Some of you know that many years ago Paul Lewis, Dipak Dey, and I wrote a paper describing a Bayesian approach to inferring population structure from dominant markers.^{1} You may also know that Paul Lewis and I wrote a Windoze program in C++, Hickory, that implemented the approach. We later extended Hickory for analysis of co-dominant markers. Later still, Feng Guo, Dipak, and I wrote another paper describing a Bayesian approach to (a) estimating population- and locus-specific effects on *F _{ST}* and (b) identifying loci where the posterior distribution of

*F*is markedly different from the overall estimate.

_{ST}^{2}If you know that (and maybe even if you don’t know all of that), you also know that Paul and I stopped maintaining Hickory a number of years ago. I moved from Windoze to Mac, and the library we were using to support the graphical user interface became too complicated for me to keep up with.

I’ve had a few requests from people who were interested in using Hickory, but I just haven’t had the time to find a way to support them – until now.

Over the past several years, I’ve been using Stan for many different statistical analyses. When I received another request for Hickory a couple of weeks ago, I realized that I could pretty easily develop a new version of Hickory in R/Stan. This approach has several advantages over the standalone C++ code in the original Hickory.

- I don’t have to worry about writing the MCMC sampler myself. I use the very sophisticated Hamiltonian Monte Carlo in Stan. I not only avoid me the bother of writing my own sampler, I have much greater confidence that the sampler is performing correctly. It’s written and maintained by experts, and the convergence diagnostics are far more sophisticated than for Metropolis-Hastings.
- It should be readily portable to any platform on which R is supported. The only requirement, for now, is that you have a C++ compiler installed. If you’re running a Mac, you may need to download Xcode. If you’re running Linux, you should be all set. If your running Windows, you can download Rtools from CRAN. I intend to submit the R package I’ve written to CRAN once I’ve tested it more thoroughly and provided some extensions to the crude functionality currently available. Once it’s on CRAN, you won’t even need a C++ compiler.
- I can develop an interface to
`adegenet`

and other R packages used for analysis and manipulation of genetic data so that`Hickory`

can use data in many different formats supported by other packages.

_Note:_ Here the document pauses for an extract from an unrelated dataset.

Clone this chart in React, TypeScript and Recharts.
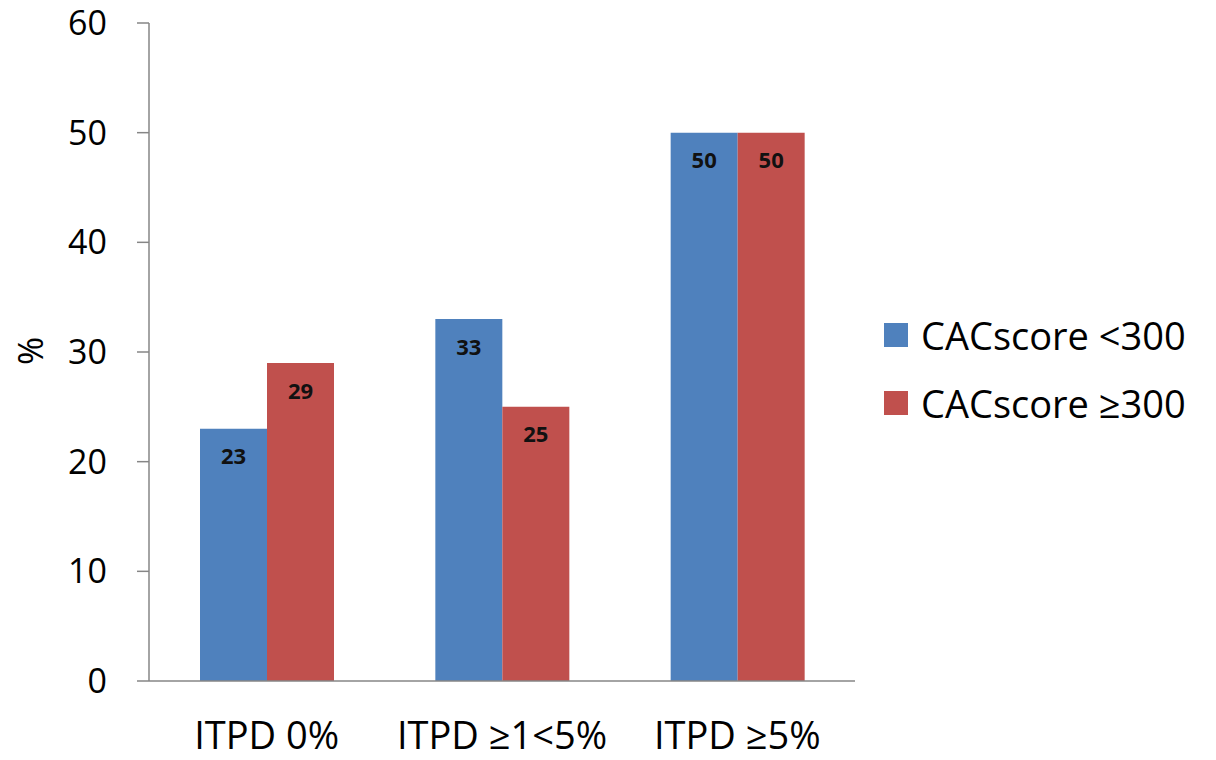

A very early release of `Hickory`

is available at GitHub. You should find all of the information you need to install and use it there. Let me know if you run into problems. I’ll do my best to walk you through them (and probably correct some errors I’ve made or at least improve the meager documentation in the process).

- Holsinger, K. E., Lewis, P. O., and Dey, D. K. 2002. A Bayesian approach to inferring population structure from dominant markers.
*Molecular Ecology*11:1157–1164. ↩ - Guo, F., Dey, D. K., and Holsinger, K. E. 2009. A Bayesian hierarchical model for analysis of SNP diversity in multilocus, multipopulation samples.